Of course, older basketball fans in Milwaukee, and elsewhere, had known that for decades.
I thought I understood just how bad the Bradley Center was when I worked on coverage of the efforts towards construction of the new arena.
I didn’t truly appreciate what that older generation had told me for over 20 years … until last October.
In the midst of my first year working for the Wisconsin State Journal in Madison, focusing on Badgers football and basketball, I knew I couldn’t miss the opportunity to see the Bucks face the Celtics at the old MECCA Arena.
With the new arena progressing at a rapid pace, it was clear this was an opportunity that would only come once.
Then they confirmed the Robert Indiana-designed floor would be in place.
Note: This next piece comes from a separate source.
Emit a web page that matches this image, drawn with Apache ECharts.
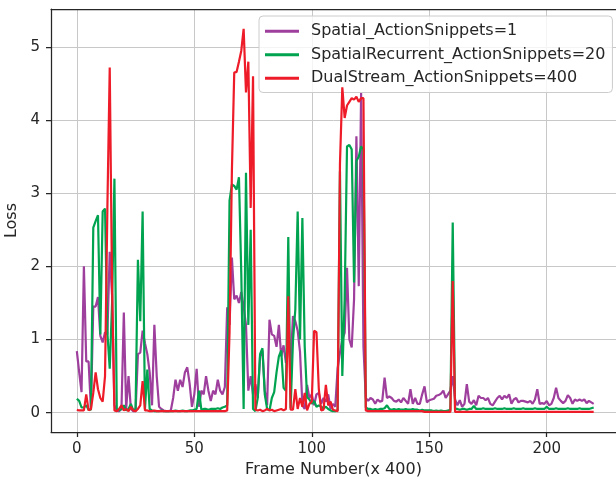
<!DOCTYPE html>
<html>
<head>
<meta charset="utf-8">
<script src="https://cdn.jsdelivr.net/npm/echarts@6/dist/echarts.min.js"></script>
<style>html,body{margin:0;padding:0;background:#fff}#c{width:616px;height:484px}</style>
</head>
<body>
<div id="c"></div>
<script>
const seriesNames = ['Spatial_ActionSnippets=1', 'SpatialRecurrent_ActionSnippets=20', 'DualStream_ActionSnippets=400'];
const xTicks = [0, 50, 100, 150, 200];
const yTicks = [0, 1, 2, 3, 4, 5];

const spatial = [
0.84,0.55,0.28,2.0,0.7,0.7,0.05,1.45,1.45,1.58,
1.05,0.96,1.1,1.07,2.2,1.6,0.1,0.03,0.02,0.05,
1.37,0.05,0.5,0.05,0.02,0.02,0.8,0.82,1.12,0.95,
0.8,0.55,0.1,1.2,0.5,0.08,0.05,0.03,0.02,0.02,
0.03,0.2,0.45,0.3,0.45,0.35,0.55,0.62,0.4,0.08,
0.25,0.6,0.08,0.3,0.25,0.5,0.3,0.16,0.3,0.25,
0.45,0.3,0.25,0.35,1.44,1.2,2.12,1.55,1.6,1.5,
1.65,1.45,1.2,0.3,0.5,0.25,0.39,0.2,0.77,0.85,
0.3,0.1,1.27,1.07,1.05,0.9,1.2,0.77,0.92,0.68,
1.0,0.66,1.32,1.25,1.12,0.83,0.1,0.05,0.38,0.2,
0.25,0.1,0.25,0.27,0.12,0.2,0.15,0.25,0.05,0.12,
0.08,0.6,0.82,1.0,1.09,1.98,1.0,0.89,1.55,3.78,
1.73,4.37,0.9,0.2,0.16,0.2,0.18,0.12,0.18,0.15,
0.16,0.48,0.2,0.22,0.2,0.16,0.15,0.18,0.14,0.2,
0.16,0.12,0.32,0.12,0.2,0.12,0.12,0.25,0.36,0.14,
0.17,0.18,0.19,0.23,0.24,0.26,0.3,0.2,0.25,0.3,
0.5,0.18,0.1,0.17,0.08,0.12,0.39,0.15,0.12,0.17,
0.1,0.23,0.2,0.2,0.17,0.2,0.12,0.1,0.15,0.2,
0.23,0.18,0.23,0.2,0.25,0.12,0.18,0.2,0.14,0.16,
0.16,0.15,0.14,0.16,0.12,0.18,0.32,0.12,0.13,0.12,
0.16,0.1,0.12,0.2,0.34,0.2,0.16,0.13,0.16,0.24,
0.2,0.12,0.18,0.16,0.18,0.16,0.18,0.13,0.16,0.14,0.12
];

const spatialRecurrent = [
0.19,0.16,0.07,0.07,0.1,0.04,0.04,2.53,2.62,2.7,
1.07,2.75,2.79,1.09,0.6,1.5,3.2,0.05,0.03,0.05,
0.1,0.03,0.05,0.12,0.03,0.05,2.09,1.25,2.75,0.05,
0.59,0.05,0.03,0.02,0.02,0.02,0.03,0.02,0.02,0.02,
0.02,0.02,0.03,0.02,0.02,0.03,0.02,0.02,0.03,0.03,
0.04,0.05,0.3,0.04,0.05,0.05,0.04,0.05,0.05,0.05,
0.06,0.05,0.07,0.08,0.1,2.9,3.12,3.1,3.05,3.22,
1.9,0.05,3.28,1.2,2.5,0.05,0.02,0.2,0.8,0.88,
0.25,0.05,0.03,0.2,0.28,0.55,0.77,0.85,0.34,0.3,
2.4,0.06,0.98,1.41,2.75,1.0,2.66,0.9,0.21,0.18,
0.12,0.16,0.08,0.1,0.08,0.06,0.08,0.05,0.03,0.02,
0.02,0.03,3.3,0.5,1.55,3.64,3.66,3.6,1.78,3.44,
3.5,3.64,3.6,0.07,0.05,0.05,0.04,0.05,0.04,0.05,
0.05,0.06,0.1,0.05,0.04,0.05,0.04,0.05,0.04,0.04,
0.05,0.04,0.04,0.05,0.04,0.04,0.03,0.04,0.03,0.03,
0.03,0.03,0.02,0.03,0.02,0.03,0.02,0.02,0.03,0.03,
2.6,0.05,0.05,0.04,0.05,0.05,0.04,0.05,0.05,0.09,
0.05,0.05,0.05,0.06,0.05,0.05,0.05,0.05,0.06,0.05,
0.05,0.05,0.06,0.05,0.05,0.05,0.06,0.05,0.05,0.05,
0.06,0.05,0.05,0.05,0.05,0.06,0.05,0.05,0.05,0.05,
0.08,0.05,0.05,0.05,0.06,0.05,0.05,0.05,0.05,0.06,
0.05,0.05,0.05,0.05,0.06,0.05,0.05,0.05,0.05,0.06,0.07
];

const dualStream = [
0.04,0.03,0.03,0.03,0.25,0.03,0.05,0.27,0.55,0.32,
0.2,0.15,0.5,2.8,4.72,1.7,0.03,0.02,0.05,0.1,
0.03,0.05,0.02,0.08,0.03,0.02,0.05,0.1,0.43,0.03,
0.03,0.02,0.02,0.03,0.02,0.02,0.02,0.02,0.02,0.02,
0.02,0.02,0.02,0.02,0.02,0.02,0.02,0.02,0.02,0.02,
0.02,0.02,0.02,0.02,0.02,0.02,0.02,0.02,0.02,0.02,
0.02,0.02,0.02,0.02,0.03,1.1,3.3,4.65,4.66,4.8,
4.95,5.25,4.38,4.8,2.8,4.6,0.04,0.03,0.04,0.02,
0.03,0.05,0.03,0.04,0.02,0.03,0.04,0.05,0.03,0.05,
1.59,0.04,0.04,0.32,0.05,0.2,0.08,0.27,0.03,0.12,
0.15,1.12,1.1,0.32,0.03,0.04,0.38,0.1,0.15,0.04,
0.03,0.02,3.4,4.45,4.03,4.2,4.25,4.3,4.28,4.32,
4.25,4.3,4.3,0.03,0.02,0.02,0.02,0.02,0.02,0.02,
0.02,0.02,0.02,0.02,0.02,0.02,0.02,0.02,0.02,0.02,
0.02,0.02,0.02,0.02,0.02,0.02,0.02,0.02,0.01,0.01,
0.01,0.01,0.01,0.01,0.01,0.01,0.01,0.01,0.01,0.01,
1.8,0.01,0.01,0.01,0.01,0.01,0.01,0.01,0.01,0.01,
0.01,0.01,0.01,0.01,0.01,0.01,0.01,0.01,0.01,0.01,
0.01,0.01,0.01,0.01,0.01,0.01,0.01,0.01,0.01,0.01,
0.01,0.01,0.01,0.01,0.01,0.01,0.01,0.01,0.01,0.01,
0.01,0.01,0.01,0.01,0.01,0.01,0.01,0.01,0.01,0.01,
0.01,0.01,0.01,0.01,0.01,0.01,0.01,0.01,0.01,0.01,0.01
];

const colors = ['#9e3f9d', '#00a34f', '#ee1c29'];
const font = 'DejaVu Sans';
const axisColor = '#262626';
const gridColor = '#c8c8c8';

const toPairs = arr => arr.map((v, i) => [i, v]);

const chart = echarts.init(document.getElementById('c'), null, {renderer: 'canvas'});
chart.setOption({
  animation: false,
  backgroundColor: '#ffffff',
  grid: {left: 51, right: 0, top: 9, bottom: 52, containLabel: false, outerBoundsMode: 'none'},
  legend: {
    orient: 'vertical',
    left: 259,
    top: 16,
    padding: [6, 7, 5, 6],
    itemWidth: 34,
    itemHeight: 3,
    itemGap: 5,
    icon: 'rect',
    borderColor: '#cccccc',
    borderWidth: 1,
    borderRadius: 4,
    backgroundColor: 'rgba(255,255,255,0.8)',
    textStyle: {fontFamily: font, fontSize: 16, color: axisColor, lineHeight: 18.5, padding: [0, 0, 0, 7]},
    data: seriesNames
  },
  xAxis: [{
    type: 'value',
    min: -11,
    max: 229.5,
    position: 'bottom',
    name: 'Frame Number(x 400)',
    nameLocation: 'middle',
    nameGap: 30,
    nameMoveOverlap: false,
    nameTextStyle: {fontFamily: font, fontSize: 16, color: axisColor},
    axisLine: {show: true, onZero: false, lineStyle: {color: axisColor, width: 1.25}},
    axisTick: {show: true, length: 5, inside: false, customValues: xTicks, lineStyle: {color: axisColor, width: 1.25}},
    axisLabel: {customValues: xTicks, fontFamily: font, fontSize: 15, color: axisColor, margin: 10},
    splitLine: {show: true, lineStyle: {color: gridColor, width: 1}}
  }, {
    type: 'value',
    min: -11,
    max: 229.5,
    position: 'top',
    axisLine: {show: true, onZero: false, lineStyle: {color: axisColor, width: 1.25}},
    axisTick: {show: false},
    axisLabel: {show: false},
    splitLine: {show: false}
  }],
  yAxis: {
    type: 'value',
    min: -0.265,
    max: 5.52,
    name: 'Loss',
    nameLocation: 'middle',
    nameGap: 31,
    nameMoveOverlap: false,
    nameTextStyle: {fontFamily: font, fontSize: 16, color: axisColor},
    axisLine: {show: true, onZero: false, lineStyle: {color: axisColor, width: 1.25}},
    axisTick: {show: true, length: 5, inside: false, customValues: yTicks, lineStyle: {color: axisColor, width: 1.25}},
    axisLabel: {customValues: yTicks, fontFamily: font, fontSize: 15, color: axisColor, margin: 11},
    splitLine: {show: true, lineStyle: {color: gridColor, width: 1}}
  },
  series: [
    {name: seriesNames[0], type: 'line', data: toPairs(spatial), showSymbol: false, symbol: 'none',
     lineStyle: {color: colors[0], width: 2.2}, itemStyle: {color: colors[0]}, z: 2},
    {name: seriesNames[1], type: 'line', data: toPairs(spatialRecurrent), showSymbol: false, symbol: 'none',
     lineStyle: {color: colors[1], width: 2.2}, itemStyle: {color: colors[1]}, z: 3},
    {name: seriesNames[2], type: 'line', data: toPairs(dualStream), showSymbol: false, symbol: 'none',
     lineStyle: {color: colors[2], width: 2.2}, itemStyle: {color: colors[2]}, z: 4}
  ]
});
</script>
</body>
</html>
I got back to Milwaukee at the expense of other responsibilities.
I got a ticket.
We got the family together.
We went to Major Goolsby’s for the pregame.
We crossed over to the MECCA.
Just over a year before, I had received my college diploma in the same building, but the history didn’t fully resonate until that October night.
We didn’t sit the entire game (lest we lose a last-row bet and owe a round of beers).
The Bucks lost a close early season match to the Celtics … but it didn’t matter.
The energy in that building was unforgettable.
The passion. The noise.
No one could confuse that building with a quiet library.
It still reminds me of the Bradley Center.